begin

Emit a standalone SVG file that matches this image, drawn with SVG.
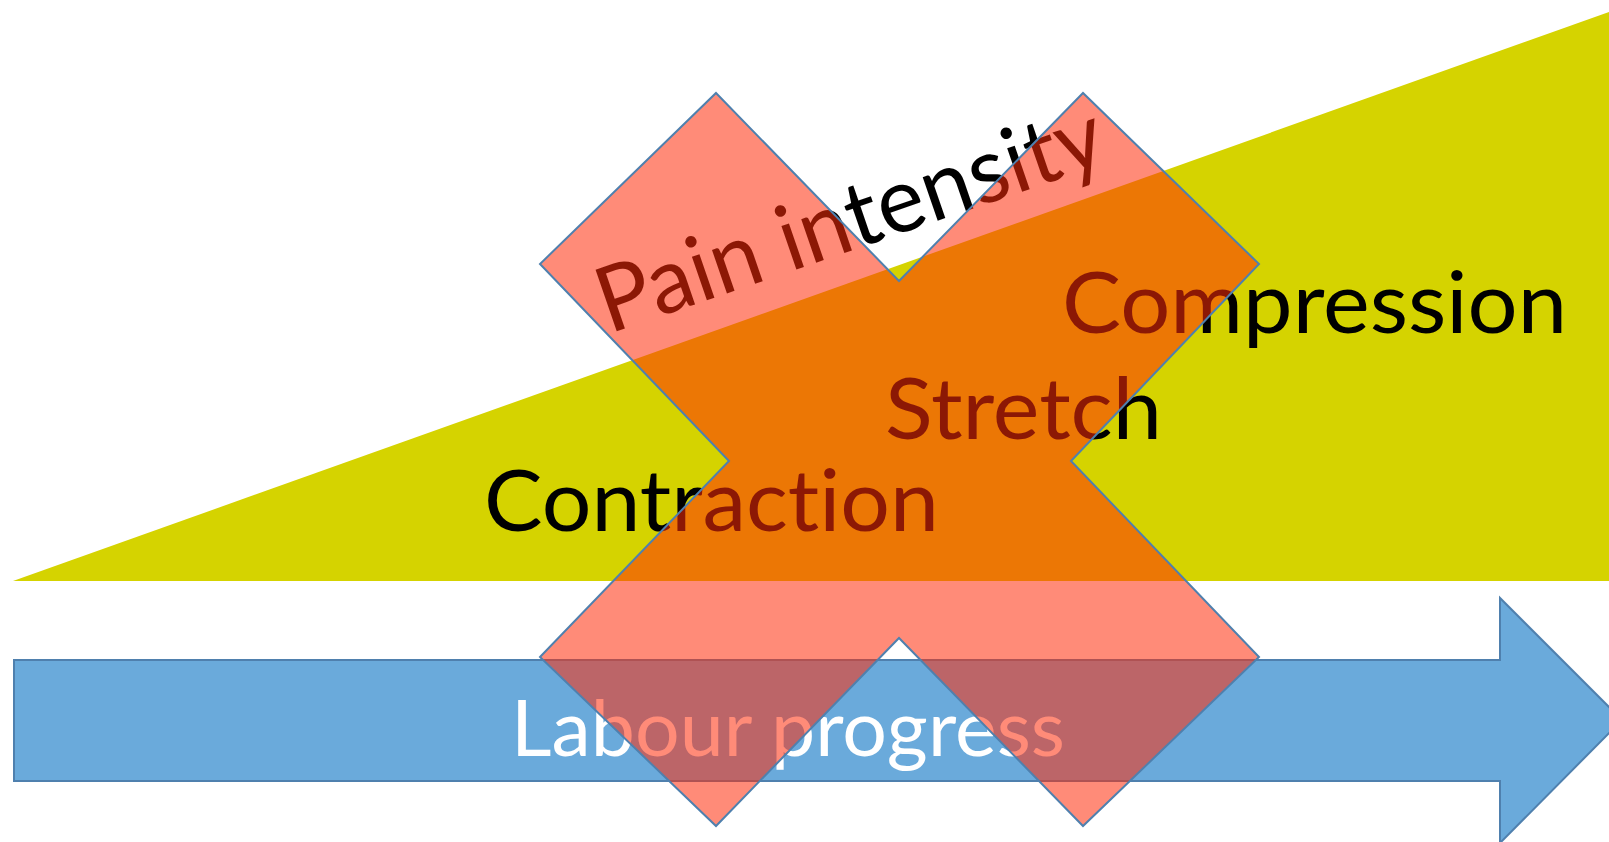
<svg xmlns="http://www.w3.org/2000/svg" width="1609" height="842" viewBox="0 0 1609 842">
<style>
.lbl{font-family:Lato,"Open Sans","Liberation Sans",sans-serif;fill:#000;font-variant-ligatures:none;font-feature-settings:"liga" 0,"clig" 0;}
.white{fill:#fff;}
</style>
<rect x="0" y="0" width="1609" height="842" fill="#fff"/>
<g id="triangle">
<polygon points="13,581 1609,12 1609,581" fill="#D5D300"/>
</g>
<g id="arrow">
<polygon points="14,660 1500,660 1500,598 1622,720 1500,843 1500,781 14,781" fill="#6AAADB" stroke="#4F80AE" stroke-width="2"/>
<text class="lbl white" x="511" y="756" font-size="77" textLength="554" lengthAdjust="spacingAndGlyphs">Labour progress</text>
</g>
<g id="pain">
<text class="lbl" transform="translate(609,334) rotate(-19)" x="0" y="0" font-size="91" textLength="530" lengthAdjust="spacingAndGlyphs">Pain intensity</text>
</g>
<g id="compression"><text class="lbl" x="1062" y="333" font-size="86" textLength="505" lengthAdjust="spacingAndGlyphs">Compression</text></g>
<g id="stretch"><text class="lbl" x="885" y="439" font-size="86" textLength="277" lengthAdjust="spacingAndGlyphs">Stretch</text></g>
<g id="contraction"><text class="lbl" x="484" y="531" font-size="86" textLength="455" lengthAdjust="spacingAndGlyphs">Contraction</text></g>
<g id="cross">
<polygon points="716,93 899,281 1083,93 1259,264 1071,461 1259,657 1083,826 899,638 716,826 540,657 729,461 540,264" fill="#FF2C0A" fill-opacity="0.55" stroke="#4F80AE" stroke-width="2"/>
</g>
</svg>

end
begin

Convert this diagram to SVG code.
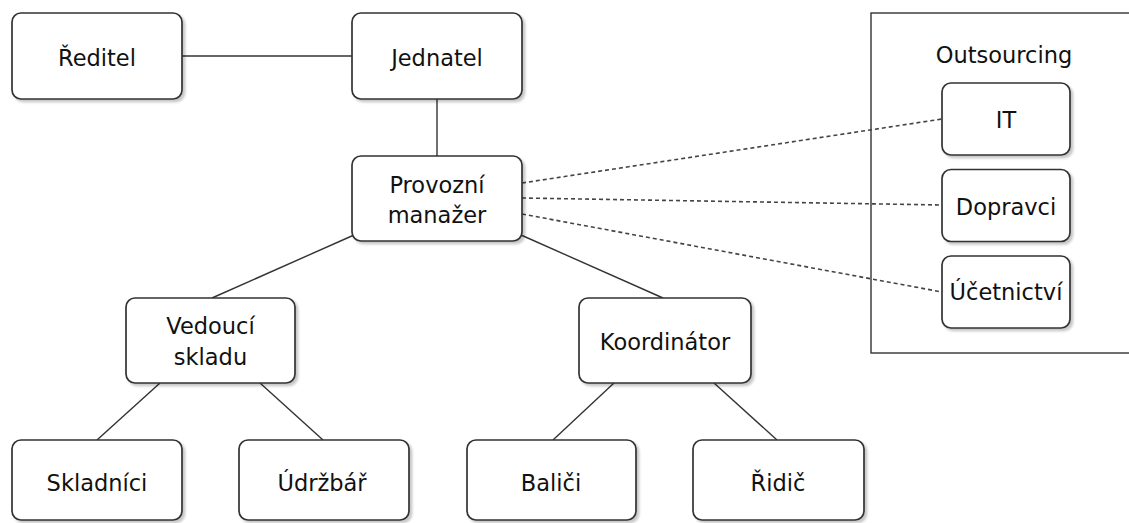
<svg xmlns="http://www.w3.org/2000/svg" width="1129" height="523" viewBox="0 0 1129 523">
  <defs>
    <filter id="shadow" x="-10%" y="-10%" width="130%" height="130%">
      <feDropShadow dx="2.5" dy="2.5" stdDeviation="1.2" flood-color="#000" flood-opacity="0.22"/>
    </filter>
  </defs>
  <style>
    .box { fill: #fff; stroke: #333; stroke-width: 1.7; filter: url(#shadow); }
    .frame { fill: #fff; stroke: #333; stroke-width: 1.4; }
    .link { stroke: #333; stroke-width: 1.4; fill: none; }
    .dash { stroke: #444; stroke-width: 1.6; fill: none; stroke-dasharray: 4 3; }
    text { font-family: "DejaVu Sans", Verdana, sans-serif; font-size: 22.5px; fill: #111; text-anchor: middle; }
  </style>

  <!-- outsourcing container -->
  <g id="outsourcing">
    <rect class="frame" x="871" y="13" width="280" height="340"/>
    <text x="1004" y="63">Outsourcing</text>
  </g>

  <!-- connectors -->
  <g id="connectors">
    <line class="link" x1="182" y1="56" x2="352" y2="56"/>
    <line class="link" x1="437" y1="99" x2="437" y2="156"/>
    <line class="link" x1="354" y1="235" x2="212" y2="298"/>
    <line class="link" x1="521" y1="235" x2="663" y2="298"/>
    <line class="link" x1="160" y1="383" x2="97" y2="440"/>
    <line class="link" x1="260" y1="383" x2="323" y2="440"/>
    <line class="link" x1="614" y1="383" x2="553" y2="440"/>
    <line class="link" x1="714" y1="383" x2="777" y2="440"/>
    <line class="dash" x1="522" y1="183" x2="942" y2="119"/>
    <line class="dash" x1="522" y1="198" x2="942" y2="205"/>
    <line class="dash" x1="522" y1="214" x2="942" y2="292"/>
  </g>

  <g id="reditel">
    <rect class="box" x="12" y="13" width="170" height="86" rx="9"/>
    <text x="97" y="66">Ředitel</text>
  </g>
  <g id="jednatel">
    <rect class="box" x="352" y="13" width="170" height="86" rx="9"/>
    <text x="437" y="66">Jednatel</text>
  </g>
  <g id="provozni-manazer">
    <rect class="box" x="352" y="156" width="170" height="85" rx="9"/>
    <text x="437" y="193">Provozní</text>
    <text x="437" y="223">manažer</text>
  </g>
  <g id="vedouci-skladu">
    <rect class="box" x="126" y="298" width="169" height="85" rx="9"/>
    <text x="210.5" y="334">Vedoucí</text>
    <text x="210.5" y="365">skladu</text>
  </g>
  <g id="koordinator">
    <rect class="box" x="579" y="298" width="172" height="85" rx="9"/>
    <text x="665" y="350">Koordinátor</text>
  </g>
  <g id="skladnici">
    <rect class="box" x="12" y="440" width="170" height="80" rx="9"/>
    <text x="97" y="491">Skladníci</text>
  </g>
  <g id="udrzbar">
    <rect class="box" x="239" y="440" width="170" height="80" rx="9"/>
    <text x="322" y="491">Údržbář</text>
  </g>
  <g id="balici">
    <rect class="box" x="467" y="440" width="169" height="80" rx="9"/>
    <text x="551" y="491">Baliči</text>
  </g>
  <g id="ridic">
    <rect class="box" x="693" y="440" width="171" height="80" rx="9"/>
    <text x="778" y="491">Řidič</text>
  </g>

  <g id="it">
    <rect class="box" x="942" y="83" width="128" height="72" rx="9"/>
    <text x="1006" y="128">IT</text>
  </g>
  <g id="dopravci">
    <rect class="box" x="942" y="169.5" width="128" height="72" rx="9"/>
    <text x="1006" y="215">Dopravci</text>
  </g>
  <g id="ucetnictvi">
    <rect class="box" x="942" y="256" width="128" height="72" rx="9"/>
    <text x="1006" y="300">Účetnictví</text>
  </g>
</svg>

end

### TO BE DONE:
From the listing above, copy all lines holding the word "this".

### OUTPUT OF THE EXERCISE:
Emit a standalone SVG file that matches this image, drawn with SVG.
Convert this diagram to SVG code.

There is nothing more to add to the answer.